In the end, they discerned four distinct prototypes: One, a blend of 40 percent Carignan, 30 percent Syrah and 30 percent Grenache, is fruity, fresh and supple. The next, 70 percent Syrah and 30 percent Grenache, is fruity and lively. The third prototype is half Syrah and equal parts Grenache and Carignan, and carries a concentrated, well-structured black fruit profile. And the last is 60 percent Syrah and 40 percent Grenache: ripe, fruity, toasty and fat.
A consumer survey followed. One hundred wine drinkers in Chicago, 100 in London and 100 more in Paris sampled the four Languedoc prototypes. Overall results suggest they enjoyed the wines, while their more detailed comments and opinions will guide the Languedoc's AOC vintners in developing blends and labels that appeal to these consumers. The survey marks a sharp turn in upscale and often pretentious French wine marketing methods; it was the first time ever that an AOC inquired with its targeted consumer base before styling its wines.
Two tiers below, among Vin de Pays d'Oc vintners, many wineries are making the shift toward the humorous, light-hearted approach to connecting with consumers in America. "Take a wine on the wild side," jests the company motto of Wild Pig winery.

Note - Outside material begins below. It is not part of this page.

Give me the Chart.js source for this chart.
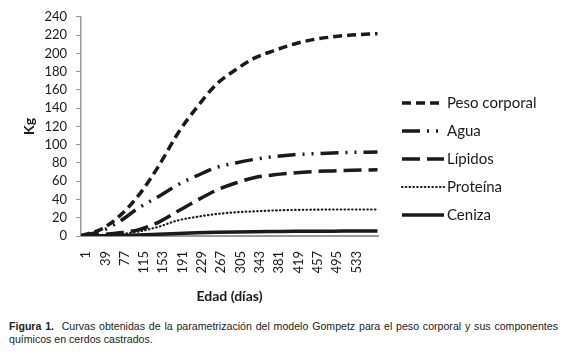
<!DOCTYPE html>
<html>
<head>
<meta charset="utf-8">
<script src="https://cdn.jsdelivr.net/npm/chart.js@4"></script>
<style>
  body { margin: 0; background: #fff; }
  #wrap { position: relative; width: 564px; height: 318px; }
  #caption {
    position: absolute; left: 9px; top: 320px; width: 549px;
    font-family: "Liberation Sans", Arial, sans-serif; font-size: 10.6px;
    line-height: 13px; color: #222; text-align: justify;
  }
</style>
</head>
<body>
<div id="wrap"><canvas id="gompertz"></canvas></div>
<div id="caption"><b>Figura 1.</b>&nbsp; Curvas obtenidas de la parametrización del modelo Gompetz para el peso corporal y sus componentes químicos en cerdos castrados.</div>
<script>
const days = [1, 39, 77, 115, 153, 191, 229, 267, 305, 343, 381, 419, 457, 495, 533, 584];
const tickDays = [1, 39, 77, 115, 153, 191, 229, 267, 305, 343, 381, 419, 457, 495, 533];

const pesoCorporal = [0.5, 7, 22, 45, 76, 112, 141, 166, 182, 195, 203, 210, 215, 218, 220, 221.5];
const agua = [0.3, 5, 16, 31, 43, 56, 66, 75, 80, 84, 87, 89, 90, 91, 91.5, 92];
const lipidos = [0.1, 1.5, 3.5, 7, 15, 27, 39, 50, 58, 64, 67, 69, 70.5, 71.3, 72, 72.5];
const proteina = [0.1, 0.8, 2, 5, 10, 17, 21, 24, 26, 27, 28, 28.5, 28.8, 29, 29, 29];
const ceniza = [0, 0.2, 0.6, 1.2, 2, 2.8, 3.5, 4, 4.4, 4.7, 4.9, 5.1, 5.2, 5.3, 5.4, 5.5];

const ink = "#1a1a1a";
const axisGray = "#9a9a9a";

function pts(values) {
  return days.map((d, i) => ({ x: d, y: values[i] }));
}

function series(label, values, dash, width, cap) {
  return {
    label: label,
    data: pts(values),
    borderColor: ink,
    backgroundColor: ink,
    borderWidth: width,
    borderDash: dash,
    borderCapStyle: cap || "butt",
    pointRadius: 0,
    cubicInterpolationMode: "monotone",
    fill: false,
  };
}

// legend drawn by hand so the line samples keep their dash patterns
const sideLegend = {
  id: "sideLegend",
  afterDraw(chart) {
    const c = chart.ctx;
    const x0 = 402, y0 = 103, step = 28, len = 42;
    chart.data.datasets.forEach((ds, i) => {
      const y = y0 + i * step;
      c.save();
      c.strokeStyle = ds.borderColor;
      c.lineWidth = ds.borderWidth;
      c.lineCap = ds.borderCapStyle;
      c.setLineDash(ds.borderDash);
      c.beginPath();
      c.moveTo(x0, y);
      c.lineTo(x0 + len, y);
      c.stroke();
      c.setLineDash([]);
      c.fillStyle = ink;
      c.font = "15px Lato";
      c.textBaseline = "middle";
      c.fillText(ds.label, x0 + len + 3, y);
      c.restore();
    });
  },
};

const ctx = document.getElementById("gompertz");
new Chart(ctx, {
  type: "line",
  data: {
    datasets: [
      series("Peso corporal", pesoCorporal, [9, 5], 3.5),
      series("Agua", agua, [18, 7, 2, 7, 2, 7], 3.5),
      series("Lípidos", lipidos, [18, 7], 3.5),
      series("Proteína", proteina, [0.5, 3.3], 2.2, "round"),
      series("Ceniza", ceniza, [], 3.5),
    ],
  },
  options: {
    responsive: true,
    maintainAspectRatio: false,
    animation: false,
    layout: { padding: { top: 13, right: 186, left: 0, bottom: 0 } },
    plugins: {
      legend: { display: false },
      tooltip: { enabled: false },
    },
    scales: {
      x: {
        type: "linear",
        min: 1,
        max: 585,
        afterBuildTicks: (scale) => {
          scale.ticks = tickDays.map((v) => ({ value: v }));
        },
        afterFit: (scale) => {
          scale.height = 82;
        },
        grid: { display: true, drawOnChartArea: false, drawTicks: false },
        border: { color: axisGray, width: 2 },
        ticks: {
          minRotation: 90,
          maxRotation: 90,
          padding: 15,
          labelOffset: 5,
          color: ink,
          font: { family: "Lato", size: 13 },
        },
        title: {
          display: true,
          text: "Edad (días)",
          color: ink,
          font: { family: "Lato", size: 14, weight: "bold" },
          padding: { top: 0, bottom: 13 },
        },
      },
      y: {
        min: 0,
        max: 240,
        afterFit: (scale) => {
          scale.width = 81;
        },
        grid: { display: true, drawOnChartArea: false, drawTicks: true, tickLength: 5, color: axisGray },
        border: { color: axisGray, width: 1.5 },
        ticks: {
          stepSize: 20,
          maxTicksLimit: 13,
          autoSkip: false,
          padding: 9,
          color: ink,
          font: { family: "Lato", size: 13 },
        },
        title: {
          display: true,
          text: "Kg",
          color: ink,
          font: { family: "Lato", size: 14, weight: "bold" },
          padding: { top: 21, bottom: 0 },
        },
      },
    },
  },
  plugins: [sideLegend],
});
</script>
</body>
</html>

Red Bicyclette's says, "The French wine that speaks your language." And Arrogant Frog's declares, "Old World wines with New World attitude."
"The 'New World attitude,'" explains Arrogant Frog winemaker Jean-Claude Mas, "is an attitude which consists of listening to our customers and understanding their needs, and adapting our wines. This is not very common, even nowadays, in France, but things are changing, especially in the Languedoc.
"'Arrogant Frog' is a way to say to the consumers that, contrary to most of the French producer-focused wine, we have made a wine by listening to the consumers and moved away from the traditional French producer-focused approach, which basically says, 'Taste that wine; if you don't like it, it's because you don't know anything about wines.'"
Certainly, the times are changing as many south of Languedoc vintners in all denominations of quality alter their tactics of business. And in spite of the pompous amphibian, it appears that the French days of arrogance, so infamous, may be coming at last to an end.